• _WORK TO DO_:
Every line below must be reproduced exactly. Copy them all.

• _GIVEN DATA_:
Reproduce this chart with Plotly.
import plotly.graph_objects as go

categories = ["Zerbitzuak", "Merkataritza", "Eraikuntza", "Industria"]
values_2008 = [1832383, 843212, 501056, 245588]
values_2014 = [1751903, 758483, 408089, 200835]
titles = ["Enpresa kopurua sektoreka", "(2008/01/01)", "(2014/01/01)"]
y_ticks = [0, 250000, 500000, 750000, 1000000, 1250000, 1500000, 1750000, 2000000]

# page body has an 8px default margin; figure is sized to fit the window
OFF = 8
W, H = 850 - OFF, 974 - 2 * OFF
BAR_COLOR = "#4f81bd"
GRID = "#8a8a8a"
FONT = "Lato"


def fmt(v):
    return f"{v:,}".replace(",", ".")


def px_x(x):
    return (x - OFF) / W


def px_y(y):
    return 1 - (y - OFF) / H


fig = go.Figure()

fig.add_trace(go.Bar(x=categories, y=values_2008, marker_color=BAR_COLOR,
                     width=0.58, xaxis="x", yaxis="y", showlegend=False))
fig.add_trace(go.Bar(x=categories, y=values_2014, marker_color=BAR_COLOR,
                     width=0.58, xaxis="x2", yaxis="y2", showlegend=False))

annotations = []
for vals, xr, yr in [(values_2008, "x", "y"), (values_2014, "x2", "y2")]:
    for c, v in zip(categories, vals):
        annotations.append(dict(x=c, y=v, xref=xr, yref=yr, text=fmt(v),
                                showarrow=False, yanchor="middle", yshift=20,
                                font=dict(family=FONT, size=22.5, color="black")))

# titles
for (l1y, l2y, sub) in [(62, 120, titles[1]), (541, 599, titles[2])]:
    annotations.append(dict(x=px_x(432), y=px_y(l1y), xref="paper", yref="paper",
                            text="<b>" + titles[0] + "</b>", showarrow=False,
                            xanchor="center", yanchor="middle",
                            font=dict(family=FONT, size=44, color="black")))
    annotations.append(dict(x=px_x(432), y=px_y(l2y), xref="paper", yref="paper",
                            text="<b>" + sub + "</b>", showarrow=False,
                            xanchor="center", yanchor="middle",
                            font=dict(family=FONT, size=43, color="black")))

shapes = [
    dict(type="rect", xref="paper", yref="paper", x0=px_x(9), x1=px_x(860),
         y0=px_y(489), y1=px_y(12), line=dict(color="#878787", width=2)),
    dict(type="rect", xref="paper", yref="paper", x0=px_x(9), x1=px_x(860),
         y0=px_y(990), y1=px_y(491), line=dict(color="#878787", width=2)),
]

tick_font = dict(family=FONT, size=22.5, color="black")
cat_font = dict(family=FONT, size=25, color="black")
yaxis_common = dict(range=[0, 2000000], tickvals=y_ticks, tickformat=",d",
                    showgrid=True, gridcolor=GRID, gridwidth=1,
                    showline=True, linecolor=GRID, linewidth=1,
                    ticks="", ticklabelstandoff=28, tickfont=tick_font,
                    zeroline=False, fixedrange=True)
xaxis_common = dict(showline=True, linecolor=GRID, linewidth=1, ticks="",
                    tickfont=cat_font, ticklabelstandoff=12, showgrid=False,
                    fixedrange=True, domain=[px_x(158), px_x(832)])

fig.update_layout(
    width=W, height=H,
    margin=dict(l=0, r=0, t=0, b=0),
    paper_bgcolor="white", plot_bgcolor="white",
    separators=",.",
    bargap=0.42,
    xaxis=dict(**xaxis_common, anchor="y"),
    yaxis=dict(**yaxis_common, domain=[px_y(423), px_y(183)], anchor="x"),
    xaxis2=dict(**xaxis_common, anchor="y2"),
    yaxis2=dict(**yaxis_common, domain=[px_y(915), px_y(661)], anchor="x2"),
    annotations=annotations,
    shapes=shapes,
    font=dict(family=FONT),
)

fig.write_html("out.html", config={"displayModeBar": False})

• _ANSWER TO THIS EXERCISE_:
Reproduce this chart with Plotly.
import plotly.graph_objects as go

categories = ["Zerbitzuak", "Merkataritza", "Eraikuntza", "Industria"]
values_2008 = [1832383, 843212, 501056, 245588]
values_2014 = [1751903, 758483, 408089, 200835]
titles = ["Enpresa kopurua sektoreka", "(2008/01/01)", "(2014/01/01)"]
y_ticks = [0, 250000, 500000, 750000, 1000000, 1250000, 1500000, 1750000, 2000000]

# page body has an 8px default margin; figure is sized to fit the window
OFF = 8
W, H = 850 - OFF, 974 - 2 * OFF
BAR_COLOR = "#4f81bd"
GRID = "#8a8a8a"
FONT = "Lato"


def fmt(v):
    return f"{v:,}".replace(",", ".")


def px_x(x):
    return (x - OFF) / W


def px_y(y):
    return 1 - (y - OFF) / H


fig = go.Figure()

fig.add_trace(go.Bar(x=categories, y=values_2008, marker_color=BAR_COLOR,
                     width=0.58, xaxis="x", yaxis="y", showlegend=False))
fig.add_trace(go.Bar(x=categories, y=values_2014, marker_color=BAR_COLOR,
                     width=0.58, xaxis="x2", yaxis="y2", showlegend=False))

annotations = []
for vals, xr, yr in [(values_2008, "x", "y"), (values_2014, "x2", "y2")]:
    for c, v in zip(categories, vals):
        annotations.append(dict(x=c, y=v, xref=xr, yref=yr, text=fmt(v),
                                showarrow=False, yanchor="middle", yshift=20,
                                font=dict(family=FONT, size=22.5, color="black")))

# titles
for (l1y, l2y, sub) in [(62, 120, titles[1]), (541, 599, titles[2])]:
    annotations.append(dict(x=px_x(432), y=px_y(l1y), xref="paper", yref="paper",
                            text="<b>" + titles[0] + "</b>", showarrow=False,
                            xanchor="center", yanchor="middle",
                            font=dict(family=FONT, size=44, color="black")))
    annotations.append(dict(x=px_x(432), y=px_y(l2y), xref="paper", yref="paper",
                            text="<b>" + sub + "</b>", showarrow=False,
                            xanchor="center", yanchor="middle",
                            font=dict(family=FONT, size=43, color="black")))

shapes = [
    dict(type="rect", xref="paper", yref="paper", x0=px_x(9), x1=px_x(860),
         y0=px_y(489), y1=px_y(12), line=dict(color="#878787", width=2)),
    dict(type="rect", xref="paper", yref="paper", x0=px_x(9), x1=px_x(860),
         y0=px_y(990), y1=px_y(491), line=dict(color="#878787", width=2)),
]

tick_font = dict(family=FONT, size=22.5, color="black")
cat_font = dict(family=FONT, size=25, color="black")
yaxis_common = dict(range=[0, 2000000], tickvals=y_ticks, tickformat=",d",
                    showgrid=True, gridcolor=GRID, gridwidth=1,
                    showline=True, linecolor=GRID, linewidth=1,
                    ticks="", ticklabelstandoff=28, tickfont=tick_font,
                    zeroline=False, fixedrange=True)
xaxis_common = dict(showline=True, linecolor=GRID, linewidth=1, ticks="",
                    tickfont=cat_font, ticklabelstandoff=12, showgrid=False,
                    fixedrange=True, domain=[px_x(158), px_x(832)])

fig.update_layout(
    width=W, height=H,
    margin=dict(l=0, r=0, t=0, b=0),
    paper_bgcolor="white", plot_bgcolor="white",
    separators=",.",
    bargap=0.42,
    xaxis=dict(**xaxis_common, anchor="y"),
    yaxis=dict(**yaxis_common, domain=[px_y(423), px_y(183)], anchor="x"),
    xaxis2=dict(**xaxis_common, anchor="y2"),
    yaxis2=dict(**yaxis_common, domain=[px_y(915), px_y(661)], anchor="x2"),
    annotations=annotations,
    shapes=shapes,
    font=dict(family=FONT),
)

fig.write_html("out.html", config={"displayModeBar": False})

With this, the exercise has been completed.